Pratchett, T. (2012). Dodger. New York: HarperCollins. (978-0062009494)
Set in Victorian London, Dodger comes to the aid of a young woman who had leapt for a carriage trying to escape two assailants. Two gentlemen take pity of the girl and move her to the home of one of the gentlemen, Henry, and see her cared for by a doctor.
Dodger feels an obligation to the girl, who refuses to reveal her name, and decides to find her attackers, with far reaching political implications.
There are times when I wish I were more literate. Reading Dodger was one of these times. Pratchett is the master of word play and disingenuous comments and although I enjoyed many, when I finished the novel, I could not help to wonder how many I missed. After reading Marcus Sedgwick’s review, I have decided I want to spend more time looking for the hidden treasure that slipped by me the first time around; not that it mattered to my enjoyment of the novel. Pratchett can be read at a variety of different levels and be enjoyed.
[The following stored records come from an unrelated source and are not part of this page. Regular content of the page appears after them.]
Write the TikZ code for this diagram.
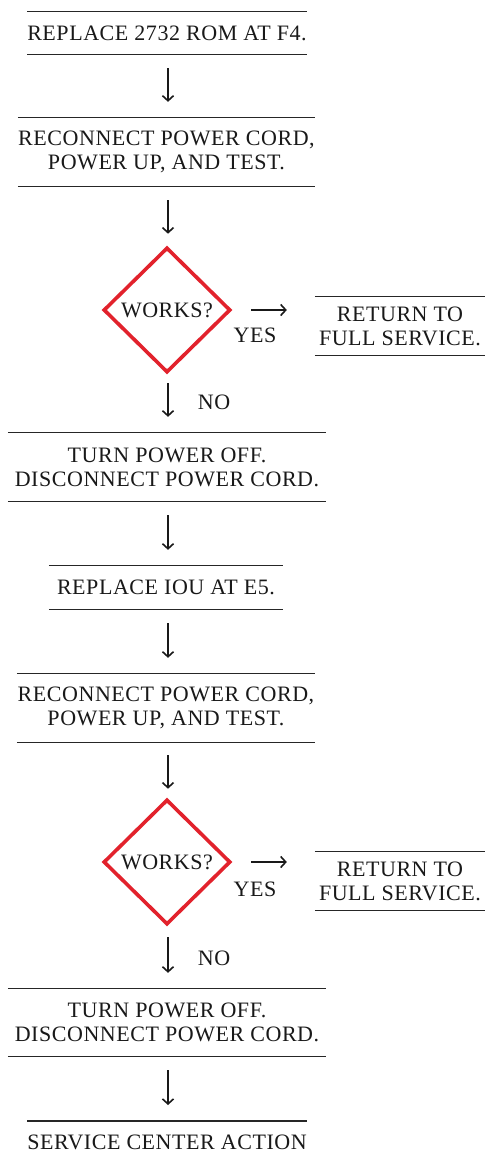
\documentclass[tikz,border=0pt]{standalone}
\usepackage{fontspec}
\setmainfont{Liberation Serif}[LetterSpace=2.5]
\usetikzlibrary{shapes.geometric,arrows.meta}
\definecolor{flowred}{RGB}{226,34,44}
\begin{document}
\begin{tikzpicture}[x=1pt,y=-1pt,
  every node/.style={font=\fontsize{22}{24}\selectfont, text=black!90},
  rulebox/.style={inner sep=0pt, align=center,
    append after command={(\tikzlastnode.north west) edge[rulestyle] (\tikzlastnode.north east)
      (\tikzlastnode.south west) edge[rulestyle] (\tikzlastnode.south east)}},
  topruled/.style={inner sep=0pt, align=center,
    append after command={(\tikzlastnode.north west) edge[rulestyle] (\tikzlastnode.north east)}},
  rulestyle/.style={draw=black!85, line width=1.1pt},
  decision/.style={diamond, draw=flowred, line width=3.6pt, inner sep=0pt,
    minimum width=127pt, minimum height=125pt, aspect=1},
  flow/.style={draw=black!90, line width=1.6pt, -{Straight Barb[length=5pt,width=11pt,line width=1.6pt]}},
  lbl/.style={inner sep=0pt}
]
\useasboundingbox (0,0) rectangle (487,1154);
\fill[white] (0,0) rectangle (487,1154);

\node[rulebox, minimum width=276pt, minimum height=42pt] (b1) at (167,33) {REPLACE 2732 ROM AT F4.};
\node[rulebox, minimum width=297pt, minimum height=68pt] (b2) at (166.5,152) {RECONNECT POWER CORD,\\POWER UP, AND TEST.};
\node[decision] (d1) at (167,310) {WORKS?};
\node[rulebox, minimum width=170pt, minimum height=58pt] (r1) at (400,326) {RETURN TO\\FULL SERVICE.};
\node[lbl] (y1) at (255,335) {YES};
\node[lbl] (n1) at (214,402) {NO};
\node[rulebox, minimum width=318pt, minimum height=68pt] (b3) at (167,467) {TURN POWER OFF.\\DISCONNECT POWER CORD.};
\node[rulebox, minimum width=234pt, minimum height=43pt] (b4) at (166,587.5) {REPLACE IOU AT E5.};
\node[rulebox, minimum width=298pt, minimum height=68pt] (b5) at (166,708) {RECONNECT POWER CORD,\\POWER UP, AND TEST.};
\node[decision] (d2) at (167,862) {WORKS?};
\node[rulebox, minimum width=170pt, minimum height=58pt] (r2) at (400,881) {RETURN TO\\FULL SERVICE.};
\node[lbl] (y2) at (255,889) {YES};
\node[lbl] (n2) at (214,958) {NO};
\node[rulebox, minimum width=318pt, minimum height=67pt] (b6) at (167,1022.5) {TURN POWER OFF.\\DISCONNECT POWER CORD.};
\node[topruled, minimum width=276pt, minimum height=42pt, anchor=north] (b7) at (167,1121) {SERVICE CENTER ACTION};

\draw[flow, shorten <=14pt, shorten >=16pt] (b1.south -| 168,0) -- (b2.north -| 168,0);
\draw[flow, shorten <=14pt, shorten >=12pt] (b2.south -| 168,0) -- (d1.north -| 168,0);
\draw[flow, shorten <=19pt, shorten >=28pt] (d1.east) -- (d1.east -| r1.west);
\draw[flow, shorten <=9pt, shorten >=16pt] (d1.south -| 168,0) -- (b3.north -| 168,0);
\draw[flow, shorten <=14pt, shorten >=16pt] (b3.south -| 168,0) -- (b4.north -| 168,0);
\draw[flow, shorten <=14pt, shorten >=16pt] (b4.south -| 168,0) -- (b5.north -| 168,0);
\draw[flow, shorten <=13pt, shorten >=9pt] (b5.south -| 168,0) -- (d2.north -| 168,0);
\draw[flow, shorten <=19pt, shorten >=28pt] (d2.east) -- (d2.east -| r2.west);
\draw[flow, shorten <=11pt, shorten >=16pt] (d2.south -| 168,0) -- (b6.north -| 168,0);
\draw[flow, shorten <=14pt, shorten >=16pt] (b6.south -| 168,0) -- (b7.north -| 168,0);
\end{tikzpicture}
\end{document}
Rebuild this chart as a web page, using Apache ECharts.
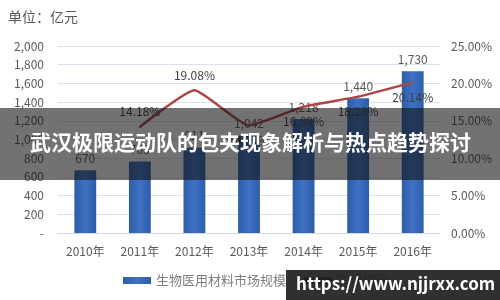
<!DOCTYPE html>
<html><head><meta charset="utf-8">
<script src="https://cdn.jsdelivr.net/npm/echarts@6/dist/echarts.min.js"></script>
<style>html,body{margin:0;padding:0;background:#fff}#c{width:500px;height:300px}</style>
</head><body><div id="c"></div>
<script>
var years = ['2010年','2011年','2012年','2013年','2014年','2015年','2016年'];
var marketSize = [670, 765, 911, 1042, 1218, 1440, 1730];
var growthRate = [null, 14.18, 19.08, 14.38, 16.89, 18.23, 20.14];
var growthLabelPos = ['top','top','top','bottom','bottom','bottom','bottom'];
var seriesNames = ['生物医用材料市场规模','同比增速'];
var unitText = '单位：亿元';
var bannerText = '武汉极限运动队的包夹现象解析与热点趋势探讨';
var watermarkText = 'https://www.njjrxx.com';

var FONT = '"Noto Sans CJK SC", "Open Sans", sans-serif';
var chart = echarts.init(document.getElementById('c'), null, {renderer:'canvas'});
chart.setOption({
  animation: false,
  textStyle: {fontFamily: FONT},
  grid: {left: 58, right: 60, top: 46, bottom: 67, containLabel: false},
  legend: {
    bottom: 8, left: 118, itemGap: 18, itemWidth: 28, itemHeight: 7,
    textStyle: {color: '#7f7f7f', fontSize: 13, fontFamily: FONT},
    data: [
      {name: seriesNames[0], icon: 'rect'},
      {name: seriesNames[1], icon: 'rect', itemStyle: {color: '#7a2a2a'}}
    ]
  },
  xAxis: {
    type: 'category', data: years,
    axisLine: {lineStyle: {color: '#d0d8e6'}},
    axisTick: {show: false},
    axisLabel: {color: '#595959', fontSize: 12, margin: 12}
  },
  yAxis: [
    {type: 'value', min: 0, max: 2000, interval: 200,
     axisLine: {show: false}, axisTick: {show: false},
     splitLine: {lineStyle: {color: '#dde3ee'}},
     axisLabel: {color: '#595959', fontSize: 12, margin: 14,
       formatter: function(v){ return v === 0 ? '-' : v.toLocaleString('en-US'); }}},
    {type: 'value', min: 0, max: 25, interval: 5,
     axisLine: {show: false}, axisTick: {show: false}, splitLine: {show: false},
     axisLabel: {color: '#595959', fontSize: 12, margin: 11,
       formatter: function(v){ return v.toFixed(2) + '%'; }}}
  ],
  series: [
    {name: seriesNames[0], type: 'bar', data: marketSize, barWidth: '40%',
     itemStyle: {color: new echarts.graphic.LinearGradient(0,0,1,0,[
       {offset:0,color:'#2e5ca8'},{offset:0.5,color:'#3e72c4'},{offset:1,color:'#2e5ca8'}])},
     label: {show: true, position: 'top', distance: 6, color: '#595959', fontSize: 12,
       formatter: function(p){ return p.value.toLocaleString('en-US'); }}},
    {name: seriesNames[1], type: 'line', yAxisIndex: 1, smooth: 0.15,
     symbol: 'circle', symbolSize: 2, showSymbol: true, showAllSymbol: true, connectNulls: false,
     lineStyle: {color: '#ad4747', width: 2.5},
     itemStyle: {color: '#ad4747'},
     data: growthRate.map(function(v, i){
       return {value: v, label: {position: growthLabelPos[i]}};
     }),
     label: {show: true, color: '#404040', fontSize: 12, distance: 8,
       formatter: function(p){ return p.value == null ? '' : p.value.toFixed(2) + '%'; }}}
  ],
  graphic: [
    {type: 'text', left: 8, top: 10, z: 10,
     style: {text: unitText, fill: '#595959', fontSize: 14, fontFamily: FONT}},
    {type: 'rect', left: 0, top: 108, z: 100,
     shape: {width: 500, height: 72}, style: {fill: 'rgba(20,20,20,0.6)'}},
    {type: 'text', left: 30, top: 132, z: 101,
     style: {text: bannerText, fill: '#ffffff', fontSize: 21, fontWeight: 'bold', fontFamily: FONT}},
    {type: 'rect', left: 286, top: 270, z: 100,
     shape: {width: 214, height: 30}, style: {fill: 'rgba(30,30,30,0.92)'}},
    {type: 'text', left: 296, top: 275, z: 101,
     style: {text: watermarkText, fill: '#ffffff', fontSize: 17, fontWeight: 'bold', fontFamily: FONT}}
  ]
});
</script></body></html>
Pratchett plays with language with such skill and devotion, his novels always seem to finish too quickly.
When Dodger realizes the girl he rescued may still be in danger, he sets off with his brass knuckles and wit to find her assailants.
Information About the Author:
Sir Terry Pratchett was born April 28, 1948 and grew up in Beaconsfield, Buckinghamshire. He credits the local library as his main source of education. But even though he was a reader, he describes himself as a “nondescript student.”
When he was thirteen, he published a short story in the school magazine. He published again two years later in Science Fantasy and used his earnings to purchase a typewriter. He decided to try journalism and when a job became available on the Bucks Free Press, he left school in 1965. Terry took the responsibility of writing stories for the children’s column. In total he wrote sixty short stories, “never missing an episode for over 250 issues.”
While interviewing Peter Bander van Duren, a director of the publishing company Colin Smythe Limited, he mentioned he had written a book. The Carpet People was published in 1972. He is a prolific writer that was honored in 1998, at fifty years of age, by receiving an appointment as an Officer of the order of the British Emipire in the Queen’s 1998 Birthday Honours list ‘for services to literature.’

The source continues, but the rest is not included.